As it is, Salida's junior and senior high schools are at different ends of the block, but they do share a campus.

Our school superintendent argued that it was important to pass the middle-school bond issue so that innocent junior-high students could be isolated from the worldly and pernicious influences of the senior-high students.

Are high-school students indeed so wicked that they must be segregated from their own brothers and sisters if public order is to be preserved? Were Martha and I supposed to provide separate meals and activities at home when we had one of each? And just how do we prevent a wholesome 13-year-old from turning into a jaded, gang-ready 14-year-old? This process appears to occur by some sort of alchemy. They don't trust parents to prevent it, and the schools seem to be at a loss for methods, since their answer is not to reduce or eliminate such evil influences, but to isolate them.

This notion of protecting us from youngsters and youngsters from us and youngsters from each other has some other odd consequences. For instance, we might enjoy a pleasant family outing if our children could go along to hear a band. But bands generally play in bars, where you've got to be 21 to get in, even if you're not drinking. The publican could lose his license, even if they're drinking only soda water or ginger ale.

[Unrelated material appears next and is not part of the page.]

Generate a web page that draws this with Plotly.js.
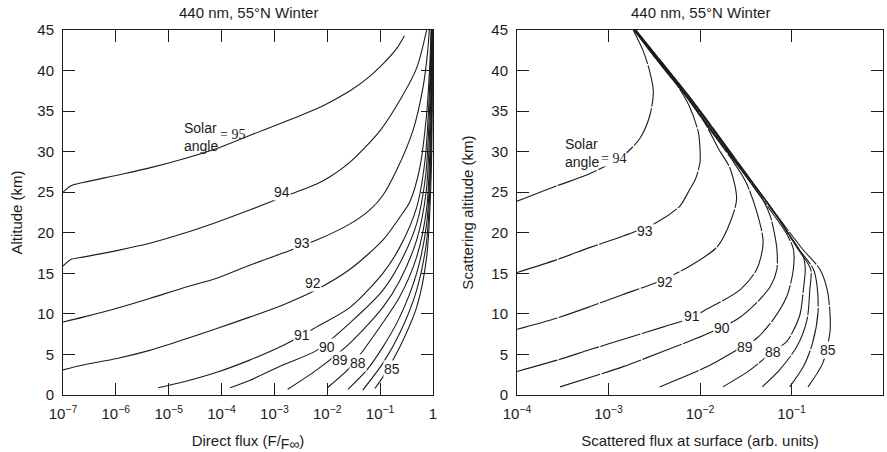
<!DOCTYPE html>
<html>
<head>
<meta charset="utf-8">
<script src="https://cdn.plot.ly/plotly-3.0.1.min.js"></script>
<style>html,body{margin:0;padding:0;background:#fff;}#chart{width:887px;height:452px;}</style>
</head>
<body>
<div id="chart"></div>
<script>
// ---------- Left panel: direct flux (log10 of F/Finf) vs altitude (km) ----------
const directAngles = ["95", "94", "93", "92", "91", "90", "89", "88", "87", "86", "85"];
const direct95X = [-7.0, -6.85, -6.62, -5.98, -5.36, -4.73, -4.09, -3.47, -2.84, -2.20, -1.95, -1.57, -1.25, -0.95, -0.69, -0.54];
const direct95Y = [25.0, 25.8, 26.2, 27.1, 28.0, 29.1, 30.4, 32.0, 33.6, 35.3, 36.1, 37.5, 39.0, 40.8, 42.7, 44.3];
const direct94X = [-7.0, -6.85, -6.62, -5.98, -5.36, -4.73, -4.09, -3.47, -2.84, -2.20, -1.95, -1.57, -1.0, -0.63, -0.31, -0.12];
const direct94Y = [15.9, 16.7, 17.0, 17.8, 18.7, 19.9, 21.3, 22.8, 24.4, 26.0, 26.9, 28.7, 32.6, 36.3, 40.3, 45.0];
const direct93X = [-7.0, -6.62, -5.98, -5.36, -4.73, -4.09, -3.47, -2.84, -2.20, -1.57, -1.20, -0.95, -0.69, -0.38, -0.19, -0.10, -0.07];
const direct93Y = [9.0, 9.6, 10.7, 11.9, 13.2, 14.4, 16.0, 17.5, 19.1, 21.1, 22.8, 24.6, 27.7, 32.6, 37.9, 42.4, 45.0];
const direct92X = [-7.0, -6.62, -5.98, -5.36, -4.73, -4.09, -3.47, -2.84, -2.20, -1.57, -0.95, -0.63, -0.44, -0.25, -0.12, -0.06, -0.035];
const direct92Y = [3.1, 3.7, 4.5, 5.5, 6.8, 8.2, 9.6, 11.1, 13.0, 15.5, 19.1, 21.9, 23.8, 28.0, 34.7, 40.8, 45.0];
const direct91X = [-5.2, -4.73, -4.09, -3.47, -2.84, -2.20, -1.57, -0.95, -0.63, -0.31, -0.15, -0.07, -0.03];
const direct91Y = [0.9, 1.6, 2.8, 4.3, 6.1, 8.4, 10.8, 15.0, 18.2, 23.1, 29.0, 37.0, 45.0];
const direct90X = [-3.84, -3.47, -2.84, -2.20, -1.57, -0.95, -0.63, -0.31, -0.14, -0.06, -0.025];
const direct90Y = [0.9, 1.8, 3.7, 5.5, 8.9, 12.9, 16.2, 21.1, 27.0, 36.0, 45.0];
const direct89X = [-2.75, -2.20, -1.57, -0.95, -0.63, -0.31, -0.13, -0.05, -0.02];
const direct89Y = [0.7, 3.1, 6.4, 10.8, 14.1, 19.1, 25.0, 35.0, 45.0];
const direct88X = [-2.0, -1.57, -0.95, -0.63, -0.31, -0.12, -0.045, -0.015];
const direct88Y = [0.9, 3.4, 8.9, 12.1, 17.0, 23.0, 33.0, 45.0];
const direct87X = [-1.61, -1.25, -0.95, -0.63, -0.31, -0.12, -0.04, -0.012];
const direct87Y = [0.7, 3.1, 5.9, 9.6, 15.0, 21.1, 31.0, 45.0];
const direct86X = [-1.33, -0.95, -0.63, -0.31, -0.12, -0.04, -0.01];
const direct86Y = [0.6, 3.9, 7.6, 12.9, 19.0, 29.0, 45.0];
const direct85X = [-1.1, -0.95, -0.63, -0.31, -0.12, -0.035, -0.008];
const direct85Y = [0.8, 2.2, 5.9, 10.8, 17.0, 27.0, 45.0];

// ---------- Right panel: scattered flux (log10, arb. units) vs scattering altitude ----------
const scatAngles = ["94", "93", "92", "91", "90", "89", "88", "87", "86", "85"];
const scat94X = [-4.0, -3.93, -3.56, -3.20, -2.84, -2.66, -2.55, -2.51, -2.55, -2.62, -2.73];
const scat94Y = [23.9, 24.2, 25.8, 27.3, 29.5, 31.6, 34.4, 37.4, 39.9, 42.4, 45.0];
const scat93X = [-4.0, -3.56, -3.20, -2.84, -2.47, -2.22, -2.11, -2.05, -2.0, -2.0, -2.02, -2.12, -2.28, -2.52, -2.72];
const scat93Y = [15.1, 16.7, 18.2, 19.6, 21.3, 23.3, 25.4, 26.6, 28.7, 30.4, 32.5, 35.7, 38.7, 42.0, 45.0];
const scat92X = [-4.0, -3.56, -3.20, -2.84, -2.47, -2.11, -1.81, -1.67, -1.60, -1.67, -1.80, -1.92, -2.09, -2.38, -2.72];
const scat92Y = [8.1, 9.5, 10.9, 12.4, 13.9, 15.9, 18.3, 21.3, 24.2, 27.9, 30.4, 33.0, 36.0, 40.0, 45.0];
const scat91X = [-4.0, -3.56, -3.20, -2.80, -2.40, -2.09, -1.97, -1.56, -1.38, -1.31, -1.38, -1.50, -1.65, -1.91, -2.23, -2.715];
const scat91Y = [2.9, 4.3, 5.6, 7.0, 8.4, 9.5, 10.3, 13.0, 15.5, 18.8, 22.6, 26.3, 29.0, 33.0, 38.0, 45.0];
const scat90X = [-3.53, -2.84, -2.40, -1.95, -1.60, -1.38, -1.23, -1.16, -1.16, -1.19, -1.23, -1.31, -1.50, -1.77, -2.09, -2.72];
const scat90Y = [1.0, 3.5, 5.4, 7.4, 9.3, 11.4, 13.4, 15.5, 18.0, 20.1, 22.0, 24.0, 27.0, 31.0, 36.0, 45.0];
const scat89X = [-2.44, -1.92, -1.53, -1.38, -1.20, -1.05, -0.98, -0.98, -1.06, -1.245, -1.50, -1.83, -2.23, -2.72];
const scat89Y = [1.0, 3.5, 6.0, 7.0, 9.3, 12.2, 15.5, 18.0, 20.0, 23.0, 27.0, 32.0, 38.0, 45.0];
const scat88X = [-1.75, -1.45, -1.20, -1.05, -0.91, -0.87, -0.85, -0.87, -1.04, -1.28, -1.69, -2.13, -2.715];
const scat88Y = [1.0, 3.1, 5.4, 6.6, 9.8, 13.0, 15.5, 17.0, 20.0, 24.0, 30.0, 37.0, 45.0];
const scat87X = [-1.32, -1.13, -0.94, -0.83, -0.80, -0.79, -0.93, -1.16, -1.55, -2.01, -2.71];
const scat87Y = [1.0, 3.1, 6.0, 9.3, 13.0, 15.5, 18.0, 22.0, 28.0, 35.0, 45.0];
const scat86X = [-1.02, -0.87, -0.77, -0.71, -0.72, -0.76, -0.92, -1.155, -1.545, -2.00, -2.705];
const scat86Y = [1.0, 3.5, 6.4, 10.2, 13.4, 15.5, 18.0, 22.0, 28.0, 35.0, 45.0];
const scat85X = [-0.82, -0.66, -0.58, -0.58, -0.61, -0.69, -0.88, -1.15, -1.54, -1.995, -2.70];
const scat85Y = [1.0, 3.9, 7.7, 10.2, 13.0, 15.5, 18.0, 22.0, 28.0, 35.0, 45.0];

// ---------- Axis ticks / text ----------
const leftTickExp = [-7, -6, -5, -4, -3, -2, -1, 0];
const leftTickText = ["10<sup>−7</sup>", "10<sup>−6</sup>", "10<sup>−5</sup>", "10<sup>−4</sup>", "10<sup>−3</sup>", "10<sup>−2</sup>", "10<sup>−1</sup>", "1"];
const rightTickExp = [-4, -3, -2, -1, 0];
const rightTickText = ["10<sup>−4</sup>", "10<sup>−3</sup>", "10<sup>−2</sup>", "10<sup>−1</sup>", "1"];
const altTicks = [0, 5, 10, 15, 20, 25, 30, 35, 40, 45];
const panelTitle = "440 nm, 55°N Winter";

// curve label positions (log10 x, altitude)
const directLabelText = ["94", "93", "92", "91", "90", "89", "88", "85"];
const directLabelX = [-2.86, -2.48, -2.27, -2.48, -2.00, -1.76, -1.42, -0.78];
const directLabelY = [25.0, 18.8, 13.8, 7.4, 5.9, 4.3, 3.9, 3.2];
const scatLabelText = ["93", "92", "91", "90", "89", "88", "85"];
const scatLabelX = [-2.60, -2.38, -2.09, -1.76, -1.51, -1.20, -0.60];
const scatLabelY = [20.2, 13.9, 9.7, 8.3, 5.9, 5.3, 5.6];

const pow10 = a => a.map(v => Math.pow(10, v));
const ink = '#1c1c1c';
const FONT = 'Liberation Sans, Arial, sans-serif';

const directSeries = [
  [direct95X, direct95Y], [direct94X, direct94Y], [direct93X, direct93Y], [direct92X, direct92Y],
  [direct91X, direct91Y], [direct90X, direct90Y], [direct89X, direct89Y], [direct88X, direct88Y],
  [direct87X, direct87Y], [direct86X, direct86Y], [direct85X, direct85Y]
];
const scatSeries = [
  [scat94X, scat94Y], [scat93X, scat93Y], [scat92X, scat92Y], [scat91X, scat91Y], [scat90X, scat90Y],
  [scat89X, scat89Y], [scat88X, scat88Y], [scat87X, scat87Y], [scat86X, scat86Y], [scat85X, scat85Y]
];

const traces = [];
directSeries.forEach((s, i) => traces.push({
  x: pow10(s[0]), y: s[1], xaxis: 'x', yaxis: 'y', type: 'scatter', mode: 'lines',
  name: directAngles[i], line: {color: ink, width: 1.1, shape: 'spline', smoothing: 0.8},
  hoverinfo: 'name', showlegend: false
}));
scatSeries.forEach((s, i) => traces.push({
  x: pow10(s[0]), y: s[1], xaxis: 'x2', yaxis: 'y2', type: 'scatter', mode: 'lines',
  name: scatAngles[i], line: {color: ink, width: 1.1, shape: 'spline', smoothing: 0.8, dash: '42px,1.5px'},
  hoverinfo: 'name', showlegend: false
}));

const annotations = [];
const labelFont = {family: FONT, size: 14, color: ink};
directLabelText.forEach((t, i) => annotations.push({
  xref: 'x', yref: 'y', x: directLabelX[i], y: directLabelY[i], text: t, showarrow: false,
  font: labelFont, bgcolor: 'white', borderpad: 0
}));
scatLabelText.forEach((t, i) => annotations.push({
  xref: 'x2', yref: 'y2', x: scatLabelX[i], y: scatLabelY[i], text: t, showarrow: false,
  font: labelFont, bgcolor: 'white', borderpad: 0
}));
// "Solar angle = 95" / "= 94"
annotations.push({xref: 'x', yref: 'y', x: -4.39, y: 31.8, text: 'Solar<br>angle', showarrow: false, font: {family: FONT, size: 14, color: ink}, align: 'left'});
annotations.push({xref: 'x', yref: 'y', x: -3.80, y: 32.1, text: '= 95', showarrow: false, font: {family: 'Liberation Serif, Times New Roman, serif', size: 14, color: ink}});
annotations.push({xref: 'x2', yref: 'y2', x: -3.29, y: 29.8, text: 'Solar<br>angle', showarrow: false, font: {family: FONT, size: 14, color: ink}, align: 'left'});
annotations.push({xref: 'x2', yref: 'y2', x: -2.95, y: 29.2, text: '= 94', showarrow: false, font: {family: 'Liberation Serif, Times New Roman, serif', size: 14, color: ink}, bgcolor: 'white', borderpad: 0});
// panel titles
const dL = [63 / 887, 433 / 887], dR = [517 / 887, 883 / 887];
annotations.push({xref: 'paper', yref: 'paper', x: (dL[0] + dL[1]) / 2, xanchor: 'center', y: 1.047, yanchor: 'middle', text: panelTitle, showarrow: false, font: {family: FONT, size: 15, color: ink}});
annotations.push({xref: 'paper', yref: 'paper', x: (dR[0] + dR[1]) / 2, xanchor: 'center', y: 1.047, yanchor: 'middle', text: panelTitle, showarrow: false, font: {family: FONT, size: 15, color: ink}});

const axisCommon = {
  showline: true, linecolor: ink, linewidth: 1, mirror: 'ticks', ticks: 'inside', ticklen: 12,
  tickcolor: ink, tickwidth: 1, showgrid: false, zeroline: false,
  tickfont: {family: FONT, size: 15, color: ink}, fixedrange: true
};

const layout = {
  width: 887, height: 452,
  margin: {l: 0, r: 0, t: 30, b: 57},
  paper_bgcolor: 'white', plot_bgcolor: 'white',
  showlegend: false,
  xaxis: Object.assign({}, axisCommon, {
    domain: dL, type: 'log', range: [-7, 0], tickmode: 'array',
    tickvals: pow10(leftTickExp), ticktext: leftTickText, anchor: 'y',
    ticklabelstandoff: 5,
    title: {text: 'Direct flux (F/<sub><span style="font-size:14px">F∞</span></sub>)', font: {family: FONT, size: 15, color: ink}, standoff: 14}
  }),
  yaxis: Object.assign({}, axisCommon, {
    domain: [0, 1], range: [0, 45], tickmode: 'array', tickvals: altTicks, anchor: 'x',
    ticklabelstandoff: 5,
    title: {text: 'Altitude (km)', font: {family: FONT, size: 15, color: ink}, standoff: 11}
  }),
  xaxis2: Object.assign({}, axisCommon, {
    domain: dR, type: 'log', range: [-4, 0], tickmode: 'array',
    tickvals: pow10(rightTickExp), ticktext: rightTickText, anchor: 'y2',
    ticklabelstandoff: 5,
    title: {text: 'Scattered flux at surface (arb. units)', font: {family: FONT, size: 15, color: ink}, standoff: 14}
  }),
  yaxis2: Object.assign({}, axisCommon, {
    domain: [0, 1], range: [0, 45], tickmode: 'array', tickvals: altTicks, anchor: 'x2',
    ticklabelstandoff: 5,
    title: {text: 'Scattering altitude (km)', font: {family: FONT, size: 15, color: ink}, standoff: 14}
  }),
  annotations: annotations
};

Plotly.newPlot('chart', traces, layout, {displayModeBar: false, staticPlot: true});
</script>
</body>
</html>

So the kids complain that there's nothing to do, which leaves them with the prospect of hanging out on street corners, which makes them into bad influences on younger children, who might then join youth gangs, which a clever candidate will turn into political capital.

The process is clear. The question is why? This being America, someone must profit from this process of alienating us from our own families, but who?

Hmmm. If you're Sony, you can sell a lot more compact disks and audio gear if every member of the household must have his or her own assortment and a stereo system to play them on.

Meanwhile, we aging Baby Boomers often listen to classic rock stations, rather than listen to anything new -- heaven forbid that we ever get as disturbed by hip-hop or the Crash Test Dummies as our parents were by acid rock or the Rolling Stones.

Or you could gain some shelf space for your soft-drink company if you could manage more market segmentation, say with an OK Cola that targets alienated youth who wouldn't be caught dead drinking some old-fogy brand of flavored water.

Look elsewhere into the pop culture fabricated by American marketing, be it the promotion of clothes or computer software, and you find the same trends.

Americans might say they want close families doing things together, but that arrangement offers neither markets nor scare votes. Just watch the new Republican majority in Congress; they'll preach family values, but they'll practice the corporate values that divide households.